## START DATA FOR THIS TASK

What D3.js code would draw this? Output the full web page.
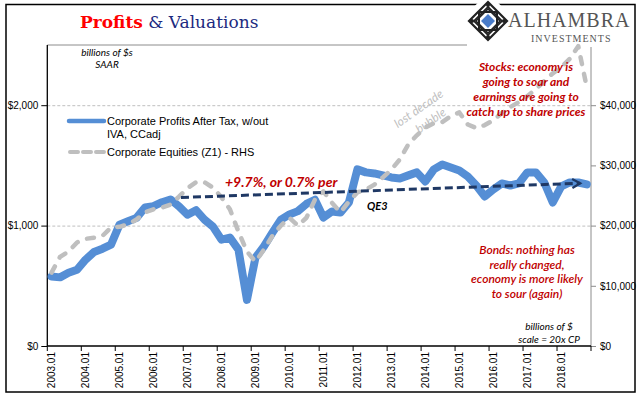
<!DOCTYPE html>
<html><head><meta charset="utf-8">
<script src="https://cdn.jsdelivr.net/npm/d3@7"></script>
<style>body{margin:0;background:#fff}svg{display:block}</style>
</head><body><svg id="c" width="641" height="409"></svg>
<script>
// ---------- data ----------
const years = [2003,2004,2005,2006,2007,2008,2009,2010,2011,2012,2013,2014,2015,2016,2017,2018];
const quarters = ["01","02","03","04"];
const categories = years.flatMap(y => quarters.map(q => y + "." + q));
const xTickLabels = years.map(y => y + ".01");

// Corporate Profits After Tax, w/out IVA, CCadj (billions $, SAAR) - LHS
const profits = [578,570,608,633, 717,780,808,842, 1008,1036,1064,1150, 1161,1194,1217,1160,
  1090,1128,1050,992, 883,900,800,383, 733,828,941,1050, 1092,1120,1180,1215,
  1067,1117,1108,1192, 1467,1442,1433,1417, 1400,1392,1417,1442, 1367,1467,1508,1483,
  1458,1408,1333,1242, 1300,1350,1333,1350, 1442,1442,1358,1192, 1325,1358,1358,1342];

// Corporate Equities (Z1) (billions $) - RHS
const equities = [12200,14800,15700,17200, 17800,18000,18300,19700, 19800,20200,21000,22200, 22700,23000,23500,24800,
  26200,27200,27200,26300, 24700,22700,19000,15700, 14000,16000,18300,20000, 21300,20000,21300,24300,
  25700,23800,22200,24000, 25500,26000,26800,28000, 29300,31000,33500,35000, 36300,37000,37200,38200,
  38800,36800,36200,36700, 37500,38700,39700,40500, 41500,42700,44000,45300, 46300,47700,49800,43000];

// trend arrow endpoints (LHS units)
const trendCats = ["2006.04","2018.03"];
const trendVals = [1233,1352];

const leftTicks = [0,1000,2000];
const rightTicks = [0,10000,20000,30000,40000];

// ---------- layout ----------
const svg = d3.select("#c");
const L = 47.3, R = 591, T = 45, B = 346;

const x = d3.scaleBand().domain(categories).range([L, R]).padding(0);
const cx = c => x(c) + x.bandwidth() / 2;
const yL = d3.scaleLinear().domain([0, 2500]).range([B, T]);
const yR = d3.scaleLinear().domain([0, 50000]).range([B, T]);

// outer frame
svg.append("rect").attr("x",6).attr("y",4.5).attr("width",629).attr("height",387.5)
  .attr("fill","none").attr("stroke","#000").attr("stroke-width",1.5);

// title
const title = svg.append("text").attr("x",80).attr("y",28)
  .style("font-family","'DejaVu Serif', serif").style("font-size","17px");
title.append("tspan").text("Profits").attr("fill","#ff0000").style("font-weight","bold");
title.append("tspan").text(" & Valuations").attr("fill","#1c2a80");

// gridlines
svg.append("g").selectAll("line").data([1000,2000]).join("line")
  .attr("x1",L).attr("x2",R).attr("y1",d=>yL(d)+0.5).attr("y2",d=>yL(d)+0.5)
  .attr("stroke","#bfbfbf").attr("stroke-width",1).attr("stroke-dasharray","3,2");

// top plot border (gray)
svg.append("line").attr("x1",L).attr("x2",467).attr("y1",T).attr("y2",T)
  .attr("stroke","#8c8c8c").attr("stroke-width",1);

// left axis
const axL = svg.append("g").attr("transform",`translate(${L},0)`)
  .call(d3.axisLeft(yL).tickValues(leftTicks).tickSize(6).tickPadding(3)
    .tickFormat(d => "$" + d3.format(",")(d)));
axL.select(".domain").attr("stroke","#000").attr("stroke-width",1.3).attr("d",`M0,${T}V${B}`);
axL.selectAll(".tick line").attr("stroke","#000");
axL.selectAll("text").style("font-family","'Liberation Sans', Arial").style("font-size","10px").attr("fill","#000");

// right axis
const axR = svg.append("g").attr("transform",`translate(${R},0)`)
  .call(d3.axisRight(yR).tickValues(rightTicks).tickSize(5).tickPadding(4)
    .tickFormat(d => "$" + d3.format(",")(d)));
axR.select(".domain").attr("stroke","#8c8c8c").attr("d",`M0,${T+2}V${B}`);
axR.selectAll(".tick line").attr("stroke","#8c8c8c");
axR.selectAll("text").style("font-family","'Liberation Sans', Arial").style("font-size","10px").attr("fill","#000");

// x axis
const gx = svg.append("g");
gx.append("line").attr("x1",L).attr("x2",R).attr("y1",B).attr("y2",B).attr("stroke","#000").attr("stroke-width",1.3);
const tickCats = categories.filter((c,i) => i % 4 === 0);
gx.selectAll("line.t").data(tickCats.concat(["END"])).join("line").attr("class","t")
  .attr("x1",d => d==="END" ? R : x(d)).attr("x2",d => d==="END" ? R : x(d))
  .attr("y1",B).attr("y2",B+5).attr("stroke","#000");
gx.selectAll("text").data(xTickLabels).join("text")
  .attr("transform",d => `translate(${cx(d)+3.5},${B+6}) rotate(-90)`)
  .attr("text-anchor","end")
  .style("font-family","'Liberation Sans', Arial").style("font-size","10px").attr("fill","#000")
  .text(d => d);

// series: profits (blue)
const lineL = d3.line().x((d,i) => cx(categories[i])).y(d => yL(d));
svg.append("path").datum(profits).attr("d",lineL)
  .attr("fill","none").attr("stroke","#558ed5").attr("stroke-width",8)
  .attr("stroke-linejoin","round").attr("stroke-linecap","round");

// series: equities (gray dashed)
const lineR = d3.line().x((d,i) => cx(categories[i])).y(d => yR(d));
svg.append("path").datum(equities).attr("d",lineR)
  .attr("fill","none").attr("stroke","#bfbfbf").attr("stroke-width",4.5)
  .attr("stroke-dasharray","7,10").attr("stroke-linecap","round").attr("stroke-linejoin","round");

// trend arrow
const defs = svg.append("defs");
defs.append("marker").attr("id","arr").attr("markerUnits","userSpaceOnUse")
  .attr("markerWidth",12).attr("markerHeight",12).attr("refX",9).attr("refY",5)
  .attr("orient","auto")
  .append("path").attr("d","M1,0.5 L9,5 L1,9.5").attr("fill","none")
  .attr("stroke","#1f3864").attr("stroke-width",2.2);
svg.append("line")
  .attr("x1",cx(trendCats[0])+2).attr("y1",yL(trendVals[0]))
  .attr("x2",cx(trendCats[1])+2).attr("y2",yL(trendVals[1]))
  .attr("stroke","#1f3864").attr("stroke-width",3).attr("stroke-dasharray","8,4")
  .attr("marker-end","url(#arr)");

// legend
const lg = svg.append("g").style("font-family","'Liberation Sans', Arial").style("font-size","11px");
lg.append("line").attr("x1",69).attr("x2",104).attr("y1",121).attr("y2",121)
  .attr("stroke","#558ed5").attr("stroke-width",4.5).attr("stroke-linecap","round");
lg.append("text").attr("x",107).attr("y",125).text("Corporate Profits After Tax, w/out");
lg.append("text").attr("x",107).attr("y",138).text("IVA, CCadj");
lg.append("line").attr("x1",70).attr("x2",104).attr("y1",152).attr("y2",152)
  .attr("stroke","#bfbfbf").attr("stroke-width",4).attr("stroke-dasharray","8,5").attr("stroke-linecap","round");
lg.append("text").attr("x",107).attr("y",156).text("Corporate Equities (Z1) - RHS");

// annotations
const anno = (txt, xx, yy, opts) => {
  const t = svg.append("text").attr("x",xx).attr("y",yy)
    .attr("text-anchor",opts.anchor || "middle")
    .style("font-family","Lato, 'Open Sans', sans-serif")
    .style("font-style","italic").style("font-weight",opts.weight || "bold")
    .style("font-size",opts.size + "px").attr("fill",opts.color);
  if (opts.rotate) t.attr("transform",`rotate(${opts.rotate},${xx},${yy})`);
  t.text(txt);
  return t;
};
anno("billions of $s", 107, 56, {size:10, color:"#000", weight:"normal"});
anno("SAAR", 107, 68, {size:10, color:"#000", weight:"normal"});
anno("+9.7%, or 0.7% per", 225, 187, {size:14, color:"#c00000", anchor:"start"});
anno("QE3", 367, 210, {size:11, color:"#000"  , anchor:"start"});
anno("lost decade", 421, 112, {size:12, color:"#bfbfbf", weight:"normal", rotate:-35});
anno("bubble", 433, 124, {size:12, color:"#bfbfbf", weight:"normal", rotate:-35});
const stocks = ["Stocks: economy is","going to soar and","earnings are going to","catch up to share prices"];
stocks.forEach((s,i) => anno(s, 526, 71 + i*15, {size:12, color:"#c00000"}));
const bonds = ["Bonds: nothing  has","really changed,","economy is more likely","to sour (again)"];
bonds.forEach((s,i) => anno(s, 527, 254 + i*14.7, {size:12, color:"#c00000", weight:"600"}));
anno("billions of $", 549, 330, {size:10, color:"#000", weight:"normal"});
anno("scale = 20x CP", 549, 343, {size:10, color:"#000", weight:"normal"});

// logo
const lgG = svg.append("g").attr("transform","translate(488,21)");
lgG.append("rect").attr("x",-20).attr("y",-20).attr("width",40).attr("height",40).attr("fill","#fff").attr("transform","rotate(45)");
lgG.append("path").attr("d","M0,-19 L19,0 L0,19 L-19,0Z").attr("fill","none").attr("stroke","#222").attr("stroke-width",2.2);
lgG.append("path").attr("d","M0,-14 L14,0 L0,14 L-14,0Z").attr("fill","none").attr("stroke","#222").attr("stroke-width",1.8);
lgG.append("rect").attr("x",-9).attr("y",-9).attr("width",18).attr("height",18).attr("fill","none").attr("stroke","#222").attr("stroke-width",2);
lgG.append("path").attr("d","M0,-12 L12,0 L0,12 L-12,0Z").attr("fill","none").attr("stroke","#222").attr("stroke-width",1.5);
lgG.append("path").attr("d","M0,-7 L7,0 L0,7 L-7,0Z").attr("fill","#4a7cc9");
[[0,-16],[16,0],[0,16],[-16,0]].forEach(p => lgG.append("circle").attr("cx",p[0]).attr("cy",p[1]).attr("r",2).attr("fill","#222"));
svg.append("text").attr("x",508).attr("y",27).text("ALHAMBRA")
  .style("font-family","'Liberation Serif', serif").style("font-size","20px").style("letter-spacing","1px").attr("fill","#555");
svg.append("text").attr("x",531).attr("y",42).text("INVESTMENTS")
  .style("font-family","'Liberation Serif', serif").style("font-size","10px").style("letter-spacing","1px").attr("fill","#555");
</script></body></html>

## END DATA FOR THIS TASK
## START DATA FOR THIS TASK

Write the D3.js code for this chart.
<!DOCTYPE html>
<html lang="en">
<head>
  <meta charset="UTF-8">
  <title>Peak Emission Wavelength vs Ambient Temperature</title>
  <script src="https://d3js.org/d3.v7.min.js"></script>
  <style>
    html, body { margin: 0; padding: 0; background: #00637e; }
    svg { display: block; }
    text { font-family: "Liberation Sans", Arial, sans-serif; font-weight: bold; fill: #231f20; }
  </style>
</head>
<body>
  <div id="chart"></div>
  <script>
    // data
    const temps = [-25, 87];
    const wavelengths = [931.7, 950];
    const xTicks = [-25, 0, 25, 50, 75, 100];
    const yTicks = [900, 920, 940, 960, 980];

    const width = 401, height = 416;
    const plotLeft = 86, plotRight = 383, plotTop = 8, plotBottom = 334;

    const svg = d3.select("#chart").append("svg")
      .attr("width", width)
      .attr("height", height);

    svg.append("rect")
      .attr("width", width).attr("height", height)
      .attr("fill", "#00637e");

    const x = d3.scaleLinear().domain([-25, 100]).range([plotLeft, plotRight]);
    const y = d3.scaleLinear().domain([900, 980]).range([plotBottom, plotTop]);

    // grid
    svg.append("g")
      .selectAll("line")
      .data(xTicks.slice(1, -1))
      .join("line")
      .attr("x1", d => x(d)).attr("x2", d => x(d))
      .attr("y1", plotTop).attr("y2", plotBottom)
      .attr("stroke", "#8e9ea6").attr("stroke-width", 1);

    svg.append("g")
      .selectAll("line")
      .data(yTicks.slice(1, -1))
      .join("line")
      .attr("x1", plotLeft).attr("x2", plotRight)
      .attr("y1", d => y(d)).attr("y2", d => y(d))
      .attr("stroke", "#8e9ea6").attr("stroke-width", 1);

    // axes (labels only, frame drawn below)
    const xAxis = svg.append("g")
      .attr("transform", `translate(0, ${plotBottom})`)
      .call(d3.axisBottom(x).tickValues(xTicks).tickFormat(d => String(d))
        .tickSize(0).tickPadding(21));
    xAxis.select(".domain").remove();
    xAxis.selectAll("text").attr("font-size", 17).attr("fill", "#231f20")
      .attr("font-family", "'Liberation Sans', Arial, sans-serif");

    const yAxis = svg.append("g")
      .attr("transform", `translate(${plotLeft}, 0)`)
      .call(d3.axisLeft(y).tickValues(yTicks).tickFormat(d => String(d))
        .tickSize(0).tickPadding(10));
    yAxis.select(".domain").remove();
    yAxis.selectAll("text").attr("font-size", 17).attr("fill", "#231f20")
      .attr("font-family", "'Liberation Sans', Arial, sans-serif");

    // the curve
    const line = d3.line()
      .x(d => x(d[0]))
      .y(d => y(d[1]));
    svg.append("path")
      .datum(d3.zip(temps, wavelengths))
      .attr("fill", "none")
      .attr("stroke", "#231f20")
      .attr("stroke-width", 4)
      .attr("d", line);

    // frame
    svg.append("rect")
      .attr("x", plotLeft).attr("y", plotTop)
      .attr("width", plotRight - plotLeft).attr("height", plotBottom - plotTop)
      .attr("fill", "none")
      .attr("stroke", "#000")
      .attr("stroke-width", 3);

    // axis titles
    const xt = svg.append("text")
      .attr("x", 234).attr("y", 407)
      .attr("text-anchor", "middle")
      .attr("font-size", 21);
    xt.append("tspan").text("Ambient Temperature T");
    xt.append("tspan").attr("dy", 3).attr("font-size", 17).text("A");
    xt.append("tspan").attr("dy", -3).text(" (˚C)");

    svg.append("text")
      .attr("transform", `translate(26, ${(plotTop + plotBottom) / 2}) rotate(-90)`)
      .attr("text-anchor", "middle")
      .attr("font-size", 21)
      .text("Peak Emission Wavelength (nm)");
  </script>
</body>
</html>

## END DATA FOR THIS TASK

*EXERCISE REQUIREMENTS*
Look through the entries above for the word "chart". Copy every line where it shows up.

*SOLUTION TO THIS TASK*
Write the D3.js code for this chart.
  <div id="chart"></div>
    const svg = d3.select("#chart").append("svg")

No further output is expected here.